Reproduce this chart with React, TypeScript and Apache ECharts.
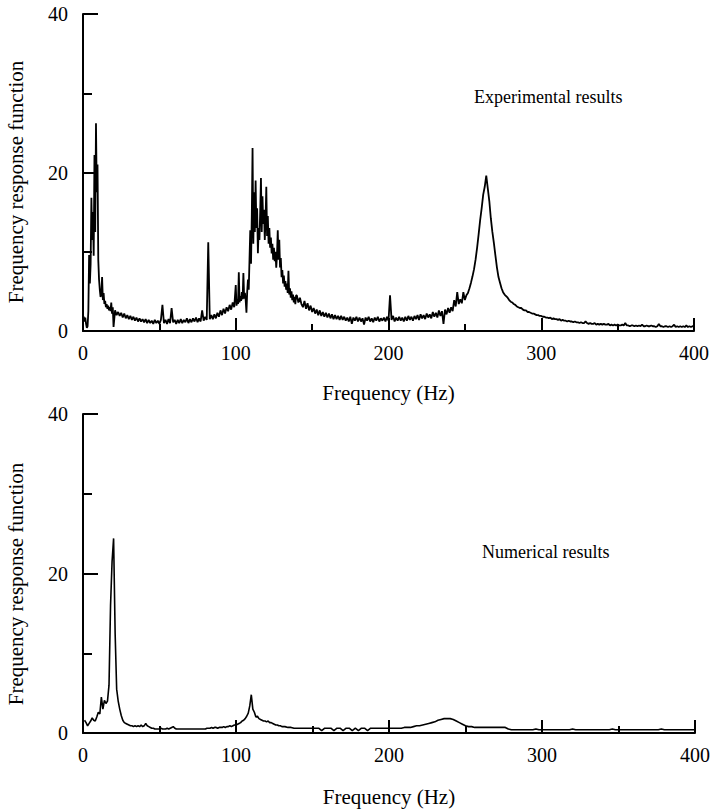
import React, { useEffect, useRef } from "react";
import * as echarts from "echarts";

// Experimental FRF: 0–19.5 Hz sampled every 0.5 Hz
const EXP_LOW_START = 0;
const EXP_LOW_STEP = 0.5;
const expLow = [
  1.4, 1.8, 1.2, 1.7, 0.9, 0.4, 0.6, 2.5, 9.6, 6.0,
  8.5, 16.8, 11.5, 15.0, 9.5, 22.2, 12.5, 26.2, 17.5, 21.0,
  9.0, 6.5, 5.2, 4.3, 4.6, 6.8, 3.9, 4.8, 3.4, 3.8,
  3.0, 3.4, 2.8, 3.2, 2.6, 3.0, 2.5, 3.6, 2.2, 3.0,
];

// Experimental FRF: 20–99 Hz sampled every 1 Hz
const EXP_MID_START = 20;
const EXP_MID_STEP = 1;
const expMid = [
  0.5, 2.6, 2.0, 2.4, 1.9, 2.3, 1.7, 2.2, 1.6, 2.0,
  1.5, 1.9, 1.4, 1.8, 1.3, 1.7, 1.2, 1.6, 1.2, 1.5,
  1.1, 1.5, 1.0, 1.4, 1.0, 1.3, 0.9, 1.4, 1.0, 1.3,
  0.9, 1.4, 3.3, 1.0, 1.4, 0.9, 1.5, 1.0, 2.9, 1.1,
  1.4, 0.9, 1.4, 1.0, 1.5, 1.0, 1.4, 1.1, 1.6, 1.0,
  1.5, 1.1, 1.6, 1.2, 1.7, 1.1, 1.6, 1.2, 2.6, 1.3,
  1.8, 1.4, 11.2, 1.5, 2.0, 1.5, 2.1, 1.6, 2.3, 1.8,
  2.6, 2.0, 2.8, 2.2, 3.0, 2.5, 3.3, 2.7, 3.6, 3.0,
];

// Experimental FRF: 100–139.5 Hz sampled every 0.5 Hz
const EXP_PEAK_START = 100;
const EXP_PEAK_STEP = 0.5;
const expPeak = [
  5.8, 3.2, 4.0, 3.4, 7.4, 3.6, 4.4, 3.8, 4.9, 4.0,
  7.3, 4.1, 4.8, 3.9, 2.3, 5.0, 6.5, 5.2, 9.0, 12.7,
  8.5, 14.5, 23.1, 11.0, 17.5, 12.5, 19.0, 13.0, 15.5, 9.8,
  13.0, 11.5, 15.0, 19.3, 12.5, 17.0, 13.5, 15.3, 11.5, 14.0,
  18.2, 12.0, 14.5, 11.0, 13.0, 10.5, 11.8, 9.8, 11.0, 9.0,
  10.5, 8.8, 10.0, 8.0, 9.5, 12.7, 9.0, 11.5, 8.0, 9.2,
  6.8, 7.7, 6.0, 7.0, 5.6, 6.3, 5.2, 6.0, 4.8, 7.6,
  4.6, 5.4, 4.2, 5.0, 3.9, 4.6, 3.6, 4.3, 3.4, 4.5,
];

// Experimental FRF: 140–400 Hz sampled every 1 Hz
const EXP_HIGH_START = 140;
const EXP_HIGH_STEP = 1;
const expHigh = [
  4.5, 3.6, 4.2, 3.4, 3.0, 3.8, 2.8, 3.5, 2.6, 3.2,
  2.4, 2.9, 2.2, 2.7, 2.0, 2.6, 1.9, 2.4, 1.8, 2.3,
  1.7, 2.2, 1.6, 2.1, 1.5, 2.0, 1.5, 1.9, 1.4, 1.9,
  1.4, 1.8, 1.3, 1.7, 1.2, 1.8, 0.9, 1.7, 1.3, 1.8,
  1.2, 1.7, 1.2, 1.6, 0.8, 1.7, 1.3, 1.8, 1.2, 1.6,
  1.1, 1.7, 1.3, 1.8, 1.2, 1.6, 1.3, 1.7, 1.2, 1.8,
  1.3, 4.5, 1.4, 1.9, 1.2, 1.7, 1.3, 1.8, 1.3, 1.7,
  1.2, 1.8, 1.3, 1.9, 1.4, 1.8, 1.3, 1.9, 1.5, 2.0,
  1.4, 2.1, 1.6, 2.0, 1.5, 2.2, 1.7, 2.1, 1.6, 2.4,
  1.8, 2.3, 1.7, 2.6, 1.9, 2.5, 0.9, 2.7, 2.1, 2.9,
  2.3, 3.0, 2.5, 3.9, 3.1, 4.9, 3.4, 4.0, 3.5, 4.9,
  3.9, 4.5, 4.8, 5.4, 6.1, 6.9, 7.8, 9.0, 10.5, 12.2,
  14.0, 15.5, 17.2, 18.2, 19.6, 18.0, 16.4, 14.2, 12.5, 11.1,
  9.5, 8.0, 6.8, 6.1, 5.4, 4.9, 4.6, 4.4, 4.2, 3.9,
  3.7, 3.6, 3.4, 3.3, 3.1, 3.0, 2.9, 2.9, 2.7, 2.6,
  2.6, 2.4, 2.4, 2.3, 2.2, 2.2, 2.1, 2.0, 2.0, 1.9,
  1.9, 1.8, 1.8, 1.7, 1.7, 1.6, 1.7, 1.5, 1.6, 1.5,
  1.5, 1.4, 1.5, 1.3, 1.4, 1.3, 1.3, 1.2, 1.3, 1.2,
  1.2, 1.1, 1.2, 1.1, 1.1, 1.0, 1.1, 1.0, 1.0, 1.2,
  1.0, 0.9, 1.0, 0.9, 0.9, 1.0, 0.8, 0.9, 0.8, 0.9,
  0.8, 0.9, 0.8, 0.8, 0.9, 0.7, 0.8, 0.7, 0.8, 0.7,
  0.8, 0.7, 0.7, 0.8, 0.7, 1.0, 0.7, 0.7, 0.6, 0.7,
  0.7, 0.6, 0.7, 0.6, 0.7, 0.6, 0.8, 0.6, 0.6, 0.7,
  0.6, 0.6, 0.7, 0.6, 0.6, 0.5, 0.6, 0.9, 0.6, 0.6,
  0.5, 0.6, 0.6, 0.5, 0.6, 0.5, 0.6, 0.8, 0.5, 0.6,
  0.5, 0.6, 0.5, 0.6, 0.5, 0.7, 0.5, 0.6, 0.5, 0.6,
  0.6,
];

// Numerical FRF: 1–130 Hz sampled every 1 Hz
const NUM_LOW_START = 1;
const NUM_LOW_STEP = 1;
const numLow = [
  1.6, 1.3, 0.9, 1.2, 1.5, 1.9, 1.6, 1.5, 2.0,
  2.6, 2.4, 4.5, 3.0, 4.1, 3.7, 4.0, 6.0, 16.0, 21.5,
  24.4, 12.5, 5.5, 4.0, 3.0, 2.2, 1.6, 1.3, 1.2, 1.1,
  1.0, 0.9, 0.9, 0.8, 0.9, 0.8, 0.9, 0.8, 1.0, 0.8,
  0.9, 1.2, 0.9, 0.8, 0.7, 0.6, 0.6, 0.5, 0.5, 0.5,
  0.5, 0.6, 0.5, 0.5, 0.5, 0.6, 0.5, 0.6, 0.7, 0.8,
  0.6, 0.5, 0.5, 0.5, 0.5, 0.5, 0.5, 0.5, 0.5, 0.5,
  0.5, 0.5, 0.5, 0.5, 0.5, 0.5, 0.5, 0.5, 0.5, 0.5,
  0.5, 0.6, 0.6, 0.6, 0.7, 0.6, 0.7, 0.7, 0.6, 0.7,
  0.7, 0.7, 0.8, 0.7, 0.8, 0.8, 0.9, 0.8, 0.9, 1.0,
  1.0, 1.1, 1.2, 1.3, 1.5, 1.6, 1.8, 2.1, 2.5, 3.4,
  4.8, 3.0, 2.6, 2.0, 2.1, 1.8, 1.7, 1.6, 1.5, 1.5,
  1.4, 1.5, 1.3, 1.3, 1.2, 1.1, 1.0, 1.0, 0.9, 0.9,
  0.8,
];

// Numerical FRF: 132–400 Hz sampled every 2 Hz
const NUM_HIGH_START = 132;
const NUM_HIGH_STEP = 2;
const numHigh = [
  0.8, 0.7, 0.7, 0.6, 0.6, 0.6, 0.6, 0.6, 0.6, 0.6,
  0.6, 0.6, 0.3, 0.6, 0.6, 0.6, 0.3, 0.6, 0.6, 0.3,
  0.6, 0.6, 0.3, 0.6, 0.3, 0.6, 0.6, 0.3, 0.6, 0.6,
  0.6, 0.6, 0.6, 0.6, 0.6, 0.6, 0.6, 0.6, 0.6, 0.7,
  0.7, 0.7, 0.8, 0.9, 0.9, 1.0, 1.1, 1.2, 1.3, 1.4,
  1.6, 1.7, 1.8, 1.8, 1.8, 1.7, 1.5, 1.3, 1.1, 0.9,
  0.8, 0.8, 0.7, 0.7, 0.7, 0.7, 0.7, 0.7, 0.7, 0.7,
  0.7, 0.7, 0.7, 0.5, 0.4, 0.4, 0.4, 0.4, 0.4, 0.4,
  0.4, 0.4, 0.5, 0.4, 0.4, 0.4, 0.4, 0.4, 0.4, 0.4,
  0.4, 0.4, 0.4, 0.4, 0.5, 0.4, 0.4, 0.4, 0.4, 0.4,
  0.4, 0.4, 0.4, 0.4, 0.4, 0.4, 0.4, 0.5, 0.4, 0.4,
  0.4, 0.4, 0.4, 0.4, 0.4, 0.4, 0.4, 0.4, 0.4, 0.4,
  0.4, 0.4, 0.4, 0.5, 0.4, 0.4, 0.4, 0.4, 0.4, 0.4,
  0.4, 0.4, 0.4, 0.4, 0.4,
];

const X_MIN = 0;
const X_MAX = 400;
const X_INTERVAL = 100;
const Y_MIN = 0;
const Y_MAX = 40;
const Y_INTERVAL = 20;

const X_TITLE = "Frequency (Hz)";
const Y_TITLE = "Frequency response function";
const TOP_NOTE = "Experimental results";
const BOTTOM_NOTE = "Numerical results";

const SERIF = "Liberation Serif, Times New Roman, serif";
const INK = "#000";

const sampled = (start: number, step: number, values: number[]) =>
  values.map((v, i) => [start + i * step, v]);

const experimental = [
  ...sampled(EXP_LOW_START, EXP_LOW_STEP, expLow),
  ...sampled(EXP_MID_START, EXP_MID_STEP, expMid),
  ...sampled(EXP_PEAK_START, EXP_PEAK_STEP, expPeak),
  ...sampled(EXP_HIGH_START, EXP_HIGH_STEP, expHigh),
];
const numerical = [
  ...sampled(NUM_LOW_START, NUM_LOW_STEP, numLow),
  ...sampled(NUM_HIGH_START, NUM_HIGH_STEP, numHigh),
];

function xAxisFor(gridIndex: number, nameGap: number) {
  return {
    type: "value",
    gridIndex,
    min: X_MIN,
    max: X_MAX,
    interval: X_INTERVAL,
    name: X_TITLE,
    nameLocation: "middle",
    nameGap,
    nameTextStyle: { color: INK, fontFamily: SERIF, fontSize: 21 },
    axisLine: { show: true, onZero: false, lineStyle: { color: INK, width: 2 } },
    axisTick: { show: true, inside: true, length: 13, lineStyle: { color: INK, width: 2 } },
    minorTick: { show: true, splitNumber: 2, length: 7, lineStyle: { color: INK, width: 2 } },
    splitLine: { show: false },
    minorSplitLine: { show: false },
    axisLabel: { color: INK, fontFamily: SERIF, fontSize: 20, margin: 12 },
  };
}

function yAxisFor(gridIndex: number) {
  return {
    type: "value",
    gridIndex,
    min: Y_MIN,
    max: Y_MAX,
    interval: Y_INTERVAL,
    axisLine: { show: true, onZero: false, lineStyle: { color: INK, width: 2 } },
    axisTick: { show: true, inside: true, length: 15, lineStyle: { color: INK, width: 2 } },
    minorTick: { show: true, splitNumber: 2, length: 9, lineStyle: { color: INK, width: 2 } },
    splitLine: { show: false },
    minorSplitLine: { show: false },
    axisLabel: { color: INK, fontFamily: SERIF, fontSize: 20, margin: 15 },
  };
}

function lineSeries(index: number, data: number[][], width: number) {
  return {
    type: "line",
    xAxisIndex: index,
    yAxisIndex: index,
    data,
    showSymbol: false,
    symbol: "none",
    silent: true,
    lineStyle: { color: INK, width },
  };
}

function titleText(x: number, y: number) {
  return {
    type: "text",
    x,
    y,
    rotation: Math.PI / 2,
    style: {
      text: Y_TITLE,
      fill: INK,
      font: `21px ${SERIF}`,
      textAlign: "center",
      textVerticalAlign: "middle",
    },
  };
}

function noteText(x: number, y: number, text: string) {
  return {
    type: "text",
    x,
    y,
    style: {
      text,
      fill: INK,
      font: `18px ${SERIF}`,
      textAlign: "left",
      textVerticalAlign: "middle",
    },
  };
}

export default function App() {
  const ref = useRef<HTMLDivElement>(null);

  useEffect(() => {
    if (!ref.current) return;
    const chart = echarts.init(ref.current, null, { renderer: "svg" });
    chart.setOption({
      animation: false,
      backgroundColor: "#fff",
      grid: [
        { left: 83, top: 14, width: 611, height: 317 },
        { left: 83, top: 414, width: 612, height: 319 },
      ],
      xAxis: [xAxisFor(0, 51), xAxisFor(1, 53)],
      yAxis: [yAxisFor(0), yAxisFor(1)],
      series: [lineSeries(0, experimental, 1.8), lineSeries(1, numerical, 1.6)],
      graphic: [
        titleText(16, 182),
        titleText(16, 584),
        noteText(474, 97, TOP_NOTE),
        noteText(482, 552, BOTTOM_NOTE),
      ],
    });
    return () => chart.dispose();
  }, []);

  return (
    <div
      ref={ref}
      style={{ position: "absolute", left: 0, top: 0, width: 714, height: 812 }}
    />
  );
}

────────────────────────────────────────

**What is being asked**: Everything from the first line of the listing above through the line that contains "import * as" is to be restated word for word, minus the pictures.

**Answer to this task**:
Reproduce this chart with React, TypeScript and Apache ECharts.
import React, { useEffect, useRef } from "react";
import * as echarts from "echarts";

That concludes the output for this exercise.